=== Task prompt ===
Your task is to output the listing word for word, with pictures excluded.

☆ ☆ ☆

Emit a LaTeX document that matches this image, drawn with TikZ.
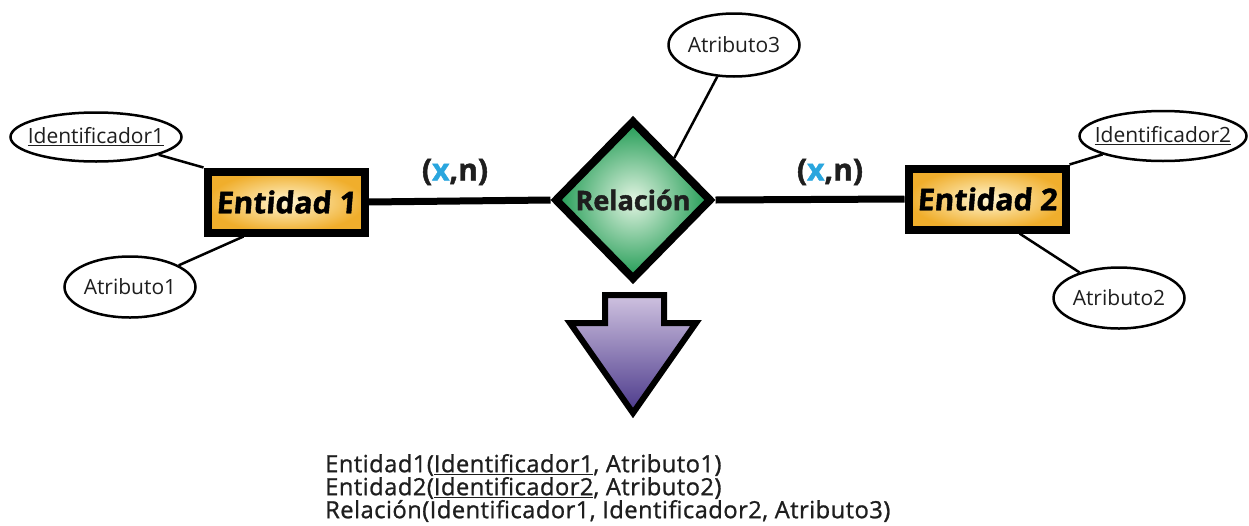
\documentclass[tikz,border=0pt]{standalone}
\usepackage{fontspec}
\setmainfont{Open Sans}
\newfontfamily\heavy{Open Sans}[FakeSlant=0.08,FakeBold=1.5]
\newfontfamily\heavyup{Open Sans}[FakeBold=1.5]
\newfontfamily\semib{Open Sans}[FakeBold=1.0,LetterSpace=2]
\usetikzlibrary{shapes.geometric}
\definecolor{gold}{HTML}{F0AE2C}
\definecolor{lightgold}{HTML}{FFF6D2}
\definecolor{dgreen}{HTML}{1E9A52}
\definecolor{lgreen}{HTML}{E2F4E2}
\definecolor{lpurple}{HTML}{CFC2E0}
\definecolor{dpurple}{HTML}{4A388A}
\definecolor{xblue}{HTML}{2AA6DE}
\definecolor{ink}{HTML}{1E1E1E}
\newcommand{\zw}[1]{\makebox[0pt]{#1}}
\tikzset{
  entbox/.style={rectangle, draw=black, line width=8, inner sep=0,
    minimum width=157, minimum height=61, inner color=lightgold, outer color=gold,
    font=\heavy\bfseries\fontsize{30}{30}\selectfont},
  relbox/.style={diamond, draw=black, line width=8, inner sep=0,
    minimum width=157, minimum height=160, inner color=lgreen, outer color=dgreen,
    font=\heavyup\bfseries\fontsize{27}{27}\selectfont, text=ink},
  attr/.style={ellipse, draw=black, line width=2.5, fill=white, inner sep=0,
    font=\fontsize{21}{21}\selectfont, text=ink},
  thick link/.style={line width=7},
  thin link/.style={line width=2.5},
  card/.style={font=\heavyup\bfseries\fontsize{30}{30}\selectfont, text=ink}
}
\begin{document}
\begin{tikzpicture}[x=1pt,y=-1pt]
\useasboundingbox (0,0) rectangle (1249,525);
% nodes
\node[entbox] (e1) at (286,202) {Entidad 1};
\node[entbox] (e2) at (987,199) {Entidad 2};
\node[relbox] (rel) at (633,200) {Relación};
\node[attr, minimum width=171, minimum height=49] (id1) at (96,137) {\zw{\underline{Identificador1}}};
\node[attr, minimum width=131, minimum height=61] (at1) at (130,287) {\zw{Atributo1}};
\node[attr, minimum width=131, minimum height=63] (at3) at (734,45) {\zw{Atributo3}};
\node[attr, minimum width=167, minimum height=50] (id2) at (1163,136) {\zw{\underline{Identificador2}}};
\node[attr, minimum width=131, minimum height=61] (at2) at (1119,298) {\zw{Atributo2}};
\node[card] (c1) at (455,172) {(\textcolor{xblue}{x},n)};
\node[card] (c2) at (830,172) {(\textcolor{xblue}{x},n)};
% connectors
\draw[thick link] (e1.east) -- (rel.west);
\draw[thick link] (rel.east) -- (e2.west);
\draw[thin link] (id1) -- (e1.north west);
\draw[thin link] (at1) -- ([xshift=40]e1.south west);
\draw[thin link] (at3) -- (rel.north east);
\draw[thin link] (id2) -- (e2.north east);
\draw[thin link] (at2) -- ([xshift=-50]e2.south east);
% down arrow
\shadedraw[top color=lpurple, bottom color=dpurple, line width=6, line join=miter]
  (605,295) -- (664,295) -- (664,323) -- (696,323) -- (633,413) -- (570,323) -- (605,323) -- cycle;
% relational schema
\node[anchor=west, align=left, inner sep=0, text=ink, font=\semib\fontsize{23.7}{23}\selectfont] (schema) at (325,488)
  {Entidad1(\underline{Identificador1}, Atributo1)\\
   Entidad2(\underline{Identificador2}, Atributo2)\\
   Relación(Identificador1, Identificador2, Atributo3)};
\end{tikzpicture}
\end{document}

☆ ☆ ☆

=== Answer ===
Emit a LaTeX document that matches this image, drawn with TikZ.
\documentclass[tikz,border=0pt]{standalone}
\usepackage{fontspec}
\setmainfont{Open Sans}
\newfontfamily\heavy{Open Sans}[FakeSlant=0.08,FakeBold=1.5]
\newfontfamily\heavyup{Open Sans}[FakeBold=1.5]
\newfontfamily\semib{Open Sans}[FakeBold=1.0,LetterSpace=2]
\usetikzlibrary{shapes.geometric}
\definecolor{gold}{HTML}{F0AE2C}
\definecolor{lightgold}{HTML}{FFF6D2}
\definecolor{dgreen}{HTML}{1E9A52}
\definecolor{lgreen}{HTML}{E2F4E2}
\definecolor{lpurple}{HTML}{CFC2E0}
\definecolor{dpurple}{HTML}{4A388A}
\definecolor{xblue}{HTML}{2AA6DE}
\definecolor{ink}{HTML}{1E1E1E}
\newcommand{\zw}[1]{\makebox[0pt]{#1}}
\tikzset{
  entbox/.style={rectangle, draw=black, line width=8, inner sep=0,
    minimum width=157, minimum height=61, inner color=lightgold, outer color=gold,
    font=\heavy\bfseries\fontsize{30}{30}\selectfont},
  relbox/.style={diamond, draw=black, line width=8, inner sep=0,
    minimum width=157, minimum height=160, inner color=lgreen, outer color=dgreen,
    font=\heavyup\bfseries\fontsize{27}{27}\selectfont, text=ink},
  attr/.style={ellipse, draw=black, line width=2.5, fill=white, inner sep=0,
    font=\fontsize{21}{21}\selectfont, text=ink},
  thick link/.style={line width=7},
  thin link/.style={line width=2.5},
  card/.style={font=\heavyup\bfseries\fontsize{30}{30}\selectfont, text=ink}
}
\begin{document}
\begin{tikzpicture}[x=1pt,y=-1pt]
\useasboundingbox (0,0) rectangle (1249,525);
% nodes
\node[entbox] (e1) at (286,202) {Entidad 1};
\node[entbox] (e2) at (987,199) {Entidad 2};
\node[relbox] (rel) at (633,200) {Relación};
\node[attr, minimum width=171, minimum height=49] (id1) at (96,137) {\zw{\underline{Identificador1}}};
\node[attr, minimum width=131, minimum height=61] (at1) at (130,287) {\zw{Atributo1}};
\node[attr, minimum width=131, minimum height=63] (at3) at (734,45) {\zw{Atributo3}};
\node[attr, minimum width=167, minimum height=50] (id2) at (1163,136) {\zw{\underline{Identificador2}}};
\node[attr, minimum width=131, minimum height=61] (at2) at (1119,298) {\zw{Atributo2}};
\node[card] (c1) at (455,172) {(\textcolor{xblue}{x},n)};
\node[card] (c2) at (830,172) {(\textcolor{xblue}{x},n)};
% connectors
\draw[thick link] (e1.east) -- (rel.west);
\draw[thick link] (rel.east) -- (e2.west);
\draw[thin link] (id1) -- (e1.north west);
\draw[thin link] (at1) -- ([xshift=40]e1.south west);
\draw[thin link] (at3) -- (rel.north east);
\draw[thin link] (id2) -- (e2.north east);
\draw[thin link] (at2) -- ([xshift=-50]e2.south east);
% down arrow
\shadedraw[top color=lpurple, bottom color=dpurple, line width=6, line join=miter]
  (605,295) -- (664,295) -- (664,323) -- (696,323) -- (633,413) -- (570,323) -- (605,323) -- cycle;
% relational schema
\node[anchor=west, align=left, inner sep=0, text=ink, font=\semib\fontsize{23.7}{23}\selectfont] (schema) at (325,488)
  {Entidad1(\underline{Identificador1}, Atributo1)\\
   Entidad2(\underline{Identificador2}, Atributo2)\\
   Relación(Identificador1, Identificador2, Atributo3)};
\end{tikzpicture}
\end{document}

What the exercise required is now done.